INFORMATION SHOWN
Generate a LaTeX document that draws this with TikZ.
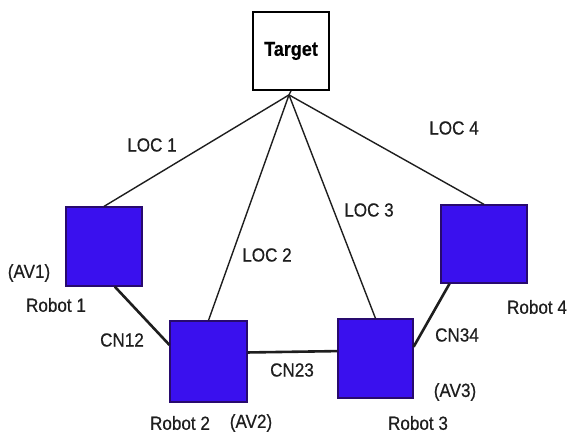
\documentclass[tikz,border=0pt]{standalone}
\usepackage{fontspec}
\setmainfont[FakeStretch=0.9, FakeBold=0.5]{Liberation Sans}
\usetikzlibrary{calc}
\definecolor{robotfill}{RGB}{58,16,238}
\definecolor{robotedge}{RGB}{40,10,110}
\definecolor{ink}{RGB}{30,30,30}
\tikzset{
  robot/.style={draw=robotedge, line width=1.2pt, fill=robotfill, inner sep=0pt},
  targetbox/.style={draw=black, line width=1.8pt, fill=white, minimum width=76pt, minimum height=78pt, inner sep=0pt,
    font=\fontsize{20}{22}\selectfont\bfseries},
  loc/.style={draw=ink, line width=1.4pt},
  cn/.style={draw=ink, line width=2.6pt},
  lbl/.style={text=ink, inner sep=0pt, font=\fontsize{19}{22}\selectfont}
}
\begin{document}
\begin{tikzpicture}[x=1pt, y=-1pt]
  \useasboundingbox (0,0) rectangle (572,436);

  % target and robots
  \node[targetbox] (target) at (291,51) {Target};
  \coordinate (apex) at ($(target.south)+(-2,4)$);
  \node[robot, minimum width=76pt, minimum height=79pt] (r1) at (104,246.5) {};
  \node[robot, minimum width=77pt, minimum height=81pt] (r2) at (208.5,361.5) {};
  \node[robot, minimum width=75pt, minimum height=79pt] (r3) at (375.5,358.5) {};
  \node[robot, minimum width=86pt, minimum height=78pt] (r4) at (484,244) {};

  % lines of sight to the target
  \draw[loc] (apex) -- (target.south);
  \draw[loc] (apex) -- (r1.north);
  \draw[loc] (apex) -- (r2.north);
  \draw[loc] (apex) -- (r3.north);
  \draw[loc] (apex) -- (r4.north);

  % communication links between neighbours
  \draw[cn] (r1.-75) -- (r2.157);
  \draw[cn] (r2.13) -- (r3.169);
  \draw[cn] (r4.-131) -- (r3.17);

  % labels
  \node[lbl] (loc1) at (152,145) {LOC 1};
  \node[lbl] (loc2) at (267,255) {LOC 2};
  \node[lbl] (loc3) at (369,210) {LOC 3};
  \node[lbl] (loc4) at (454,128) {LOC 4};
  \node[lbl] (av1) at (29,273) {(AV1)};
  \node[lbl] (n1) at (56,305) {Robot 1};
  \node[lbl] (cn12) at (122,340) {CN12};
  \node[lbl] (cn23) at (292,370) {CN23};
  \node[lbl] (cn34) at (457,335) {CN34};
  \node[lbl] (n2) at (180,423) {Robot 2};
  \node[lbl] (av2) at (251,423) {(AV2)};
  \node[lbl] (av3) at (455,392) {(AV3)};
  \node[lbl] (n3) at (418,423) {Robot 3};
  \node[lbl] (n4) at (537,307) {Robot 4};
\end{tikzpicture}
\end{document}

PROBLEM DESCRIPTION
Extract all the data above exactly, excluding every picture.

FULL ANSWER
Generate a LaTeX document that draws this with TikZ.
\documentclass[tikz,border=0pt]{standalone}
\usepackage{fontspec}
\setmainfont[FakeStretch=0.9, FakeBold=0.5]{Liberation Sans}
\usetikzlibrary{calc}
\definecolor{robotfill}{RGB}{58,16,238}
\definecolor{robotedge}{RGB}{40,10,110}
\definecolor{ink}{RGB}{30,30,30}
\tikzset{
  robot/.style={draw=robotedge, line width=1.2pt, fill=robotfill, inner sep=0pt},
  targetbox/.style={draw=black, line width=1.8pt, fill=white, minimum width=76pt, minimum height=78pt, inner sep=0pt,
    font=\fontsize{20}{22}\selectfont\bfseries},
  loc/.style={draw=ink, line width=1.4pt},
  cn/.style={draw=ink, line width=2.6pt},
  lbl/.style={text=ink, inner sep=0pt, font=\fontsize{19}{22}\selectfont}
}
\begin{document}
\begin{tikzpicture}[x=1pt, y=-1pt]
  \useasboundingbox (0,0) rectangle (572,436);

  % target and robots
  \node[targetbox] (target) at (291,51) {Target};
  \coordinate (apex) at ($(target.south)+(-2,4)$);
  \node[robot, minimum width=76pt, minimum height=79pt] (r1) at (104,246.5) {};
  \node[robot, minimum width=77pt, minimum height=81pt] (r2) at (208.5,361.5) {};
  \node[robot, minimum width=75pt, minimum height=79pt] (r3) at (375.5,358.5) {};
  \node[robot, minimum width=86pt, minimum height=78pt] (r4) at (484,244) {};

  % lines of sight to the target
  \draw[loc] (apex) -- (target.south);
  \draw[loc] (apex) -- (r1.north);
  \draw[loc] (apex) -- (r2.north);
  \draw[loc] (apex) -- (r3.north);
  \draw[loc] (apex) -- (r4.north);

  % communication links between neighbours
  \draw[cn] (r1.-75) -- (r2.157);
  \draw[cn] (r2.13) -- (r3.169);
  \draw[cn] (r4.-131) -- (r3.17);

  % labels
  \node[lbl] (loc1) at (152,145) {LOC 1};
  \node[lbl] (loc2) at (267,255) {LOC 2};
  \node[lbl] (loc3) at (369,210) {LOC 3};
  \node[lbl] (loc4) at (454,128) {LOC 4};
  \node[lbl] (av1) at (29,273) {(AV1)};
  \node[lbl] (n1) at (56,305) {Robot 1};
  \node[lbl] (cn12) at (122,340) {CN12};
  \node[lbl] (cn23) at (292,370) {CN23};
  \node[lbl] (cn34) at (457,335) {CN34};
  \node[lbl] (n2) at (180,423) {Robot 2};
  \node[lbl] (av2) at (251,423) {(AV2)};
  \node[lbl] (av3) at (455,392) {(AV3)};
  \node[lbl] (n3) at (418,423) {Robot 3};
  \node[lbl] (n4) at (537,307) {Robot 4};
\end{tikzpicture}
\end{document}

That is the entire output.